In 1998, Roba set her personal best with a 2:23:21 victory despite a painful tendon behind her right knee. In becoming the third-fastest woman ever to run this course, she came in almost four minutes ahead of the runnerup. Last year, Roba finally shook Catherine Ndereba of Kenya in the Newton hills to win in 2:23:25.

''She runs wonderfully,'' said Ndereba, back to try again.

Not that Roba's triumphs have been uninterrupted since Atlanta. In the 1997 World Championships, she dropped out halfway through the race with a calf injury. At the same event in 1999, she led much of the way only to finish fourth. She also has had limited success on flat courses, although she finished an impressive second (2:27:05) in November at the Tokyo International Marathon.

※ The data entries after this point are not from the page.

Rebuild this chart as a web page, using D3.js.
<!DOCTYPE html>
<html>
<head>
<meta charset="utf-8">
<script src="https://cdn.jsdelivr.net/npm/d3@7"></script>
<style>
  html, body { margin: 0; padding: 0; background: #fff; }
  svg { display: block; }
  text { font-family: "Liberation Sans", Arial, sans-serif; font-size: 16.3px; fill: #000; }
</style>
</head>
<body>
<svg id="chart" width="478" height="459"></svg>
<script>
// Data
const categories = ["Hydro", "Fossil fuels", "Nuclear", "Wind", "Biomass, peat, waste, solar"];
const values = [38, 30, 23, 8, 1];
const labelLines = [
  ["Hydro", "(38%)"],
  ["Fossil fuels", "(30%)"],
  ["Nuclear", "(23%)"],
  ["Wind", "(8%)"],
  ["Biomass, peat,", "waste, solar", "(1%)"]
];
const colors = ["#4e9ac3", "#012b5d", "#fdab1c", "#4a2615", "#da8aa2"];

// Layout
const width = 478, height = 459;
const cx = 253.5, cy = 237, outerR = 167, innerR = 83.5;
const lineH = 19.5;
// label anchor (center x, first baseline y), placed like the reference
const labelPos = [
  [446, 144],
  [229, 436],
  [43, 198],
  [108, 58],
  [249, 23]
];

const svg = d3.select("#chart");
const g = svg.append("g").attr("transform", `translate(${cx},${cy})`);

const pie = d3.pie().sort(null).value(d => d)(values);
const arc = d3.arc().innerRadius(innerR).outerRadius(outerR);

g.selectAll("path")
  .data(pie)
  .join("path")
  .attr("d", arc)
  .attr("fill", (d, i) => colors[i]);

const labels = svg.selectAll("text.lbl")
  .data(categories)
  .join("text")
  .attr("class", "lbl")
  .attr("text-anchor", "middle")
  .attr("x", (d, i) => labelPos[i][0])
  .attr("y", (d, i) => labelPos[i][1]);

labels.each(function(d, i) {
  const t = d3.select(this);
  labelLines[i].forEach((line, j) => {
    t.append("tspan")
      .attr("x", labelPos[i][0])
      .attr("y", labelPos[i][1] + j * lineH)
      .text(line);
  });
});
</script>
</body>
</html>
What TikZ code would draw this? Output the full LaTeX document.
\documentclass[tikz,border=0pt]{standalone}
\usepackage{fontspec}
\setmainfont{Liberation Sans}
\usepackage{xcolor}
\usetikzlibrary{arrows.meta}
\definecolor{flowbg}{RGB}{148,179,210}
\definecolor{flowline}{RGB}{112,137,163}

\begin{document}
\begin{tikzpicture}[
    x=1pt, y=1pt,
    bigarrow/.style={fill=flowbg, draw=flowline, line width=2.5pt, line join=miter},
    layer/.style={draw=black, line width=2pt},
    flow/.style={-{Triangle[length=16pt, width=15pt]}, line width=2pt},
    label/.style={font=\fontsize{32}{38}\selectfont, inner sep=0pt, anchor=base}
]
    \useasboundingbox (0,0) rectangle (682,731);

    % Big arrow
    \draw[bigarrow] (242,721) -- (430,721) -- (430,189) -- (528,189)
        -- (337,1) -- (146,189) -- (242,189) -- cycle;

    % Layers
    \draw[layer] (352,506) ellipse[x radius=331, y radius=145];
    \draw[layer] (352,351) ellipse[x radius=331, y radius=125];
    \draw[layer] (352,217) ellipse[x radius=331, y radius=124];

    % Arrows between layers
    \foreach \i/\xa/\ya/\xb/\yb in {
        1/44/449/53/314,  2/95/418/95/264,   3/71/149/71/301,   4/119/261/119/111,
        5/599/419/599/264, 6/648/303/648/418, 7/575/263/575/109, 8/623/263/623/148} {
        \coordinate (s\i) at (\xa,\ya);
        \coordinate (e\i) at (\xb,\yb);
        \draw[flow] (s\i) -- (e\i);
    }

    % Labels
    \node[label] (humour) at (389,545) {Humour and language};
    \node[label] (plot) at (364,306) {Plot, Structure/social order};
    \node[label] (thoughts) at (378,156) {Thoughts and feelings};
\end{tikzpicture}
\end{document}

The verdict may come in Sydney, where Roba is expected to face a formidable field, likely to include world-record holder Tegla Loroupe of Kenya (2:20:43), Naoko Takahashi of Japan (2:21:47) and Lidia Simon of Romania (2:22:54). ''If she can cap another gold, wow,'' said Rodgers. ''The Olympics, everybody is there. It's a heavy burden.''

But burdens are made to be borne, just as barriers exist to be broken. That, her competitors appreciate.

Kenyan Lornah Kiplagat, who is making her Boston debut, explained: ''We are so proud of her. She is the only woman from Africa to win a gold medal and the Boston Marathon three times. She shows we can do it. She's been a great inspiration for us. If she wins it four times, it gives [all of us] the potential to do it six times, and many more.''

Although Roba concedes that her quest is a difficult one, she said she has seen nothing to alter her plans for laurel wreath No. 4 and a place of honor in the roll call of Boston.

''I don't see any new faces,'' she said.